It's also particularly noteworthy given the looming GOP presidential primary in which Republicans are still figuring out their foreign policy messages
"It comes against a backdrop of other things voters are seeing," said Jon Lerner, a GOP strategist. "Certainly with Republican primary voters, there's a heightened interest and concern with terrorism."
A Gallup poll released Friday found 84 percent of Americans view the Islamic State and international terrorism as a "critical threat," a higher percentage than Iran developing nuclear weapons, North Korea, Russia, or the conflict between Israel and Palestine. And opinion of Obama's handling of the situation is underwater. A CNN/ORC poll Tuesday found 57 percent disapprove, up from 49 percent in September.
Already, potential Republican 2016 candidates have criticized Obama's request for a limited authorization to use military force to fight the Islamic State. Sen. Ted Cruz (R-Tex.) called Obama's strategy "photo-op foreign policy" and said there's been no "clear objective" for how to destroy the Islamic State, while Sen. Marco Rubio (R-Fla.) called the limits on the authorization, including a three-year expiration date, "unprecedented."
Others have yet to offer specifics. During his recent trip to London, Wisconsin Gov. Scott Walker said it was impolite to answer foreign policy questions while in a foreign country, although he has previously said Obama hasn't been aggressive enough. Jeb Bush is expected to outline his foreign policy views Wednesday at the Chicago Council on Global Affairs. But when asked how he would have handled Iraq and Afghanistan differently than his brother last week, he said he would focus on the future and not the past.
Sen. Rand Paul (R-Ky.) has also not commented specifically on his opinion of Obama's plan, but blamed the rise of the Islamic State on Hillary Clinton, saying Libya, where a NATO-led military intervention ousted leader Moammar Gaddafi during her time as secretary of state, had become “a breeding ground for terrorists."
Opinions of "American Sniper" -- and its lessons -- have been deeply divided, with some seeing it as pro-war and some as anti-war, while others link it to a rise in Islamophobia. Following the fatal shooting of three Muslims in Chapel Hill, N.C., last week, Suzanne Barakat, the sister of Deah Barakat, one of the victims, said the film dehumanizes Muslims.

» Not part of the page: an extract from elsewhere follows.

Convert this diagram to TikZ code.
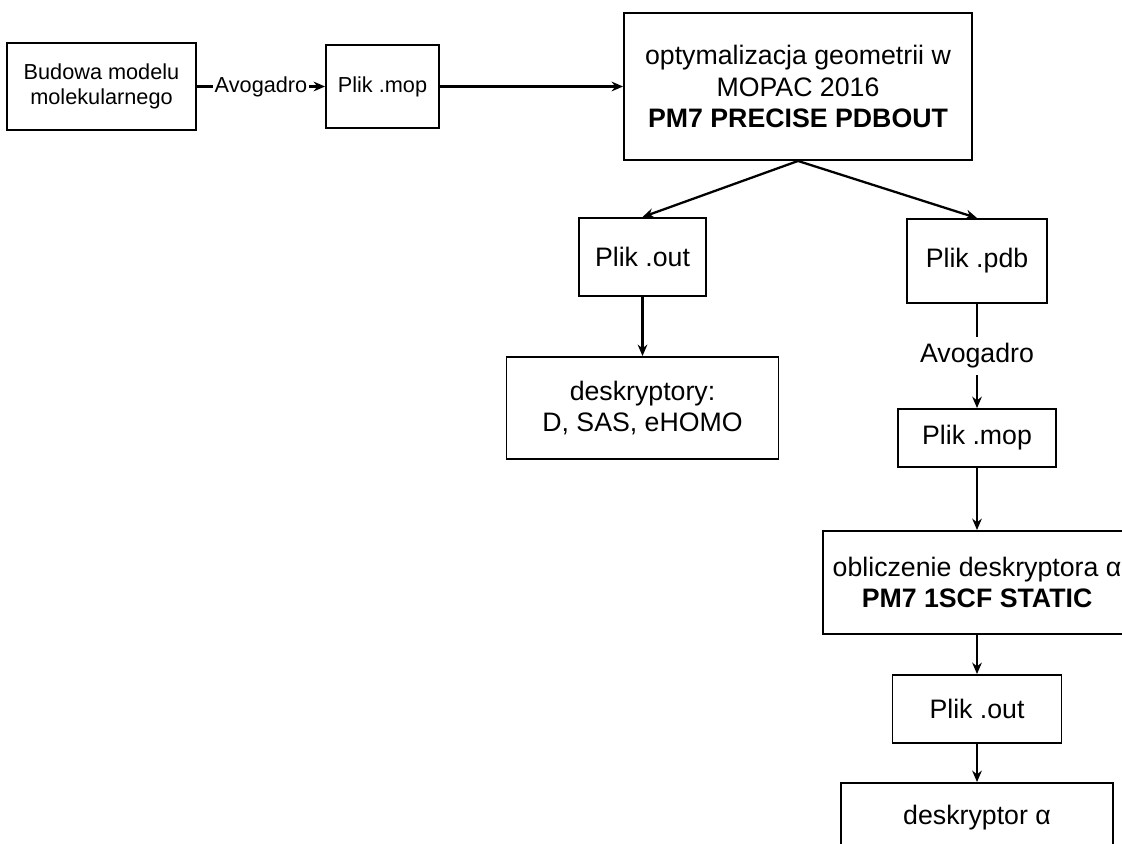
\documentclass[tikz,border=0pt]{standalone}
\usepackage{fontspec}
\setmainfont{Liberation Sans}
\usetikzlibrary{
  arrows.meta,
  positioning
}

\begin{document}
\begin{tikzpicture}[
      >={Stealth[length=6.5pt,width=5.5pt]},
      line width=1.3pt,
      bigfont/.style={font=\fontsize{15.2}{17.8}\selectfont},
      smallfont/.style={font=\fontsize{12.35}{14.2}\selectfont},
      box/.style={draw, line width=1.1pt, align=center, inner sep=2pt, bigfont},
      smallbox/.style={box, smallfont},
      lbl/.style={fill=white, inner xsep=1pt, inner ysep=4pt, bigfont}
  ]
      \useasboundingbox (0,0) rectangle (22.44,-16.86);

      % Pierwszy wiersz
      \node[smallbox, minimum width=3.78cm, minimum height=1.74cm] (budowa) at (2.03,-1.73) {Budowa modelu\\molekularnego};
      \node[smallbox, minimum width=2.26cm, minimum height=1.66cm] (mop1) at (7.65,-1.73) {Plik .mop};
      \node[box, minimum width=6.96cm, minimum height=2.94cm] (optym) at (15.96,-1.73) {optymalizacja geometrii w\\MOPAC 2016\\\textbf{PM7 PRECISE PDBOUT}};

      % Lewa gałąź
      \node[box, minimum width=2.54cm, minimum height=1.56cm] (out1) at (12.85,-5.14) {Plik .out};
      \node[box, minimum width=5.44cm, minimum height=2.04cm] (deskr) at (12.85,-8.16) {deskryptory:\\D, SAS, eHOMO};

      % Prawa gałąź
      \node[box, minimum width=2.8cm, minimum height=1.68cm] (pdb) at (19.54,-5.22) {Plik .pdb};
      \node[box, minimum width=3.16cm, minimum height=1.16cm] (mop2) at (19.54,-8.76) {Plik .mop};
      \node[box, minimum width=6.16cm, minimum height=2.06cm] (oblicz) at (19.54,-11.65) {obliczenie deskryptora α\\\textbf{PM7 1SCF STATIC}};
      \node[box, minimum width=3.38cm, minimum height=1.36cm] (out2) at (19.54,-14.18) {Plik .out};
      \node[box, minimum width=5.44cm, minimum height=1.4cm] (alfa) at (19.54,-16.36) {deskryptor α};

      % Strzałki
      \draw[->] (budowa) -- node[lbl, smallfont, inner ysep=1pt] {Avogadro} (mop1);
      \draw[->] (mop1) -- (optym);
      \draw[->] (optym.south) -- (out1.north);
      \draw[->] (optym.south) -- (pdb.north);
      \draw[->] (out1) -- (deskr);
      \draw[->] (pdb) -- node[lbl] {Avogadro} (mop2);
      \draw[->] (mop2) -- (oblicz);
      \draw[->] (oblicz) -- (out2);
      \draw[->] (out2) -- (alfa);

  \end{tikzpicture}
\end{document}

A spokesman for the American-Arab Anti Discrimination Committee noted in an interview with the Independent that anti-Muslim and anti-Arab remarks by those who've seen the film are growing and are alarming.
"I think to some degree, people see it through the lens of what their thoughts are on the war on terror," Lerner said. For those supportive of the war, the film "makes them feel as though our cause is important and just."
The reaction and debate over the film presages a foreign-policy debate that is still somewhat amorphous. And whether candidates can articulate a strategy to fight the Islamic State and terrorism that's viewed as more decisive than Obama's could very well help him or her with Republican voters.